Tocchiamo qui il tema dell’obbiettività della scienza e, ampliando un po’ il discorso, della sua capacità di rispondere alle “grandi domande” (siamo soli nell’universo? che senso ha il nostro essere qui? ecc): ritiene che la scienza possa dare queste risposte o piuttosto che debba tenersi a una “distanza di sicurezza” da esse?
Penso che la gente aspetti da noi che rispondiamo per quello che possiamo. A volte si ha un po’ di timore per le possibili risposte, ma molti pensano che si debba cercare di rispondere. Ad esempio, se chiedete perché è giusto sostenere la Nasa con fondi pubblici, penso che uno dei motivi più convincenti, per la maggior parte della gente, stia nella questione della presenza della vita da qualche altra parte nell’universo. Certo, sapere che c’è vita altrove cambierebbe notevolmente la nostra comprensione di noi stessi, anche se non potremo mai comunicare con altri esseri su altri pianeti perché troppo lontani e per noi inaccessibili. Ma la sola idea che non siamo l’unico posto dell’universo che ospita la vita sarebbe molto stimolante per la riflessione filosofica e per la nostra conoscenza della natura.

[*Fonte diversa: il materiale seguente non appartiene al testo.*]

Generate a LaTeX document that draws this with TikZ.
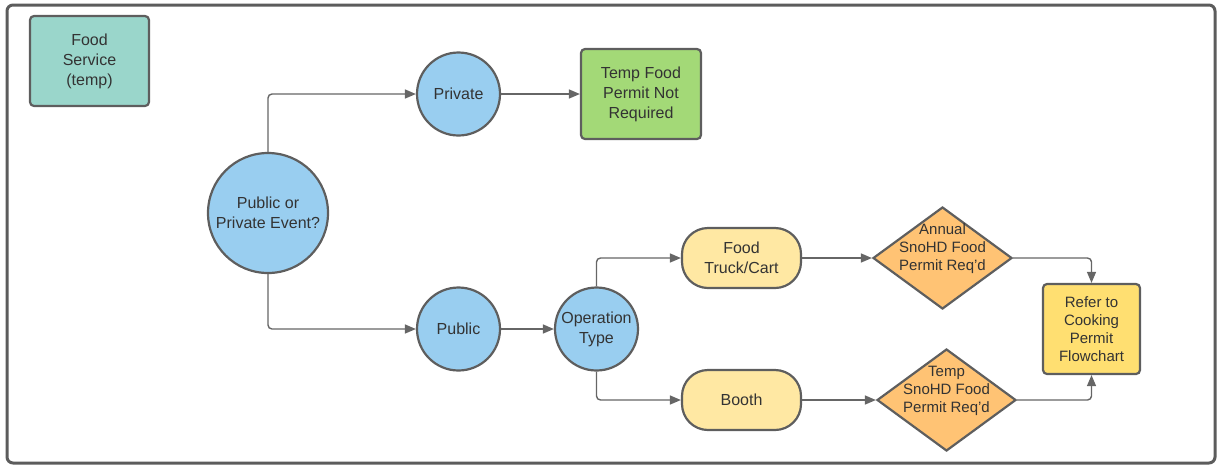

E naturalmente anche i teologi avrebbero di che riflettere. Come è noto, il Vaticano stesso ha un osservatorio astronomico molto attivo e dotato di grandi telescopi e spesso organizza convegni su temi cosmologici. Val la pena ricordare che Georges Lemaître, il matematico che ha lanciato l’idea del Big Bang, era un gesuita e che una volta, fu interrogato dal Papa sul fatto che la teoria del Big Bang si accordasse o meno col racconto biblico. Lemaitre evase gentilmente la domanda dicendo: “oggi parliamo solo di scienza”. Una risposta che fa pensare: la questione del rapporto tra scienza e fede si è posta per molto tempo e Galileo non è stato né il primo né l’ultimo a dover fare i conti con questo problema.